Floppies are too slow for modern markets. We binge things now. So you forget floppies and you run a OGN every six months with a fully story. You structure it like a television season so it's easy to follow along (you start with season 1, then read season 2, duh!) and it's a narrative structure audiences are comfortable and familiar with.
Print is.....in a weird place. It's not dying as quickly as it was, its even making a kind of comeback, but it's shifting into a different kind of "niche" style market while still retaining a fair amount of broadband appeal. So you dress the OGN's up with nice covers, some "behind the scenes" extras (just like a blu-ray would have), maybe an interview or two, etc. It'll raise the price a little but the higher production value will balance the supply-demand curve, and you drop a few cheaper copies without the extras or the super-nice cover for extra coverage (just like with DvD, blu-ray, blu-ray 4K, etc, options).
You release the book digitally, for reasons that should be obvious, and you put a lot of effort and attention on that. Make it available from Amazon, the DC home site, every possible online retailer middle-man you can find, to ensure you get the widest possible exposure. You're breaking into new markets and kinda-sorta building something brand new; you don't worry about maximizing profit by cutting out middle-men at this point, you want those guys taking their cut because it's expanding your product awareness and building your customer base.

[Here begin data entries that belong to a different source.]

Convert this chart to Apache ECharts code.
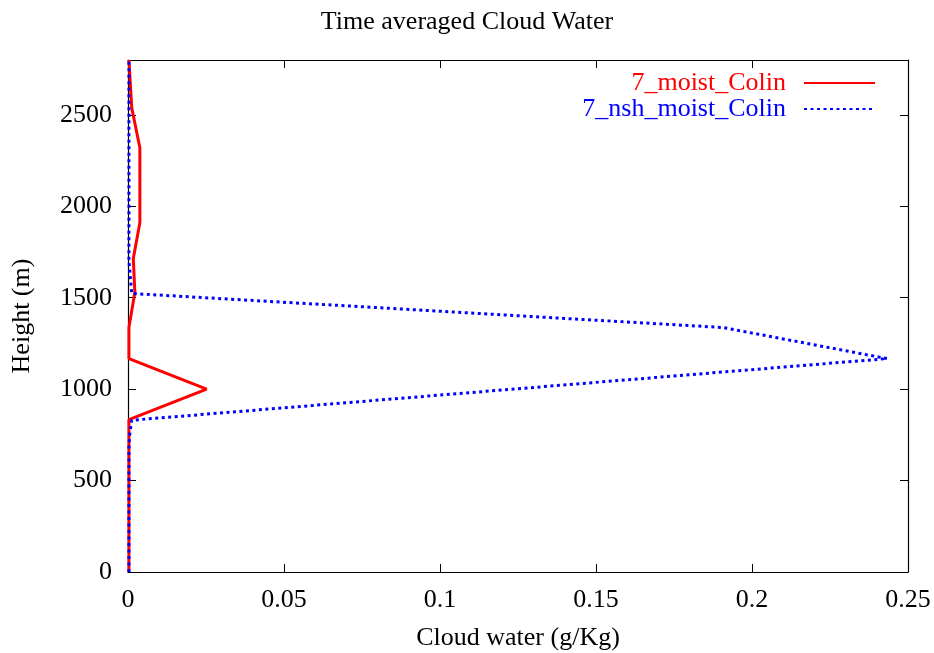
<!DOCTYPE html>
<html>
<head>
<meta charset="utf-8">
<script src="https://cdn.jsdelivr.net/npm/echarts@6/dist/echarts.min.js"></script>
<style>
  html, body { margin: 0; padding: 0; background: #fff; }
  #chart { width: 934px; height: 653px; }
</style>
</head>
<body>
<div id="chart"></div>
<script>
// values
const moistHeights = [0, 833, 1000, 1167, 1337, 1530, 1714, 1910, 2320, 2538, 2800]
const moistWater = [0.0003, 0.0003, 0.0252, 0.0003, 0.0003, 0.0022, 0.0017, 0.0038, 0.0038, 0.0012, 0.0003]

const nshHeights = [0, 693, 759, 830, 1167, 1337, 1523, 1700, 2800]
const nshWater = [0.0003, 0.0003, 0.0006, 0.0012, 0.2433, 0.1907, 0.0012, 0.0003, 0.0003]

const xTicks = [0, 0.05, 0.1, 0.15, 0.2, 0.25]
const yTicks = [0, 500, 1000, 1500, 2000, 2500]

const font = 'Liberation Serif'
const fs = 26

const pairs = (xs, ys) => xs.map((v, i) => [v, ys[i]])

var chartDom = document.getElementById('chart')
var myChart = echarts.init(chartDom)

const tickStyle = { inside: true, length: 8, lineStyle: { color: '#000', width: 1 } }
const lineStyle = { onZero: false, lineStyle: { color: '#000', width: 1.2 } }

const option = {
  animation: false,
  backgroundColor: '#fff',
  title: {
    text: 'Time averaged Cloud Water',
    left: 'center',
    top: 4,
    textStyle: { fontFamily: font, fontSize: fs, fontWeight: 'normal', color: '#000' }
  },
  legend: {
    right: 53,
    top: 65,
    orient: 'vertical',
    align: 'right',
    itemWidth: 71,
    itemHeight: 14,
    itemGap: 0,
    itemStyle: { opacity: 0 },
    textStyle: { fontFamily: font, fontSize: fs, padding: [0, 13, 0, 0] },
    data: [
      { name: '7_moist_Colin', textStyle: { color: '#ff0000' } },
      { name: '7_nsh_moist_Colin', textStyle: { color: '#0000ff' } }
    ]
  },
  grid: { left: 128, right: 26, top: 60, bottom: 81, containLabel: false, outerBoundsMode: 'none' },
  xAxis: [
    {
      type: 'value', min: 0, max: 0.25, interval: 0.05,
      name: 'Cloud water (g/Kg)', nameLocation: 'middle', nameGap: 53,
      nameTextStyle: { fontFamily: font, fontSize: fs, color: '#000' },
      axisLine: lineStyle, axisTick: tickStyle, splitLine: { show: false },
      axisLabel: {
        fontFamily: font, fontSize: fs, color: '#000', margin: 15,
        formatter: v => xTicks.includes(+v.toFixed(2)) ? String(+v.toFixed(2)) : ''
      }
    },
    {
      type: 'value', position: 'top', min: 0, max: 0.25, interval: 0.05,
      axisLine: lineStyle, axisTick: tickStyle, axisLabel: { show: false }, splitLine: { show: false }
    }
  ],
  yAxis: [
    {
      type: 'value', min: 0, max: 2800, interval: 500,
      name: 'Height (m)', nameLocation: 'middle', nameGap: 93,
      nameTextStyle: { fontFamily: font, fontSize: fs, color: '#000' },
      axisLine: lineStyle, axisTick: tickStyle, splitLine: { show: false },
      axisLabel: {
        fontFamily: font, fontSize: fs, color: '#000', margin: 16,
        formatter: v => yTicks.includes(v) ? String(v) : ''
      }
    },
    {
      type: 'value', position: 'right', min: 0, max: 2800, interval: 500,
      axisLine: lineStyle, axisTick: tickStyle, axisLabel: { show: false }, splitLine: { show: false }
    }
  ],
  series: [
    {
      name: '7_moist_Colin',
      type: 'line',
      data: pairs(moistWater, moistHeights),
      showSymbol: false,
      symbol: 'none',
      color: '#ff0000',
      lineStyle: { color: '#ff0000', width: 3 },
      z: 3
    },
    {
      name: '7_nsh_moist_Colin',
      type: 'line',
      data: pairs(nshWater, nshHeights),
      showSymbol: false,
      symbol: 'none',
      color: '#0000ff',
      lineStyle: { color: '#0000ff', width: 3, type: [3, 3.5] },
      z: 4
    }
  ]
}

option && myChart.setOption(option)
</script>
</body>
</html>
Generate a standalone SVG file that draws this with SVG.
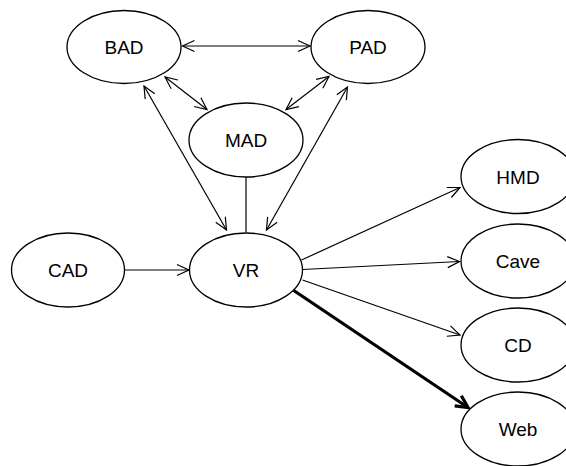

Once you've got people hooked on your product, that's when you cut out the middle-men and make consumers follow you.
Online WoM marketing is objectively the best strategy for all this, and you push the advertising hard, in every arena you advertise in. Any gamers remember when Overwatch was about to launch? Any site gamers might possibly go to online had Overwatch ads (including CBR). You need to be that omnipresent in your marketing. And if the movies and tv shows could take ten seconds out of their budget to name drop the DC app or comixology or something? That'd be great. Imagine how effective it would be if Steven Amell had been saying at the end of every episode for eight seasons "Thanks for watching! If you like the show, try the comics! Find them on the DC app!"
And the physical copies.....you have to sell them with complimentary products. Put a rack of "Superman: Season 1" OGN's next to the movies and video games in Target, or the kids' section if the OGN is aimed at a younger crowd (target audiences are something else that matters a ton and I think the direct market is f**king this up a lot, but that's another thread). The thing DC did with Wal-Mart last year, with the original content books? Great basic idea, but from what I know most stores put those comics with the Magic: the Gathering and Pokemon cards; most of the people who go to that aisle are already into geek culture; they made their decision about these characters already. You want to grab the casuals; you want the guy who loves the MCU but has never picked up a comic in his life to see your product while he's buying the Endgame blu-ray, because he'll never walk down the Magic and Pokemon aisle to see the OGN.
Gods, all this and so much more.....I could (and did) write a marketing strategy for this sorta thing that really impressed my professor, but that was thirty something pages long and....I just dont want to try and make anyone read all that!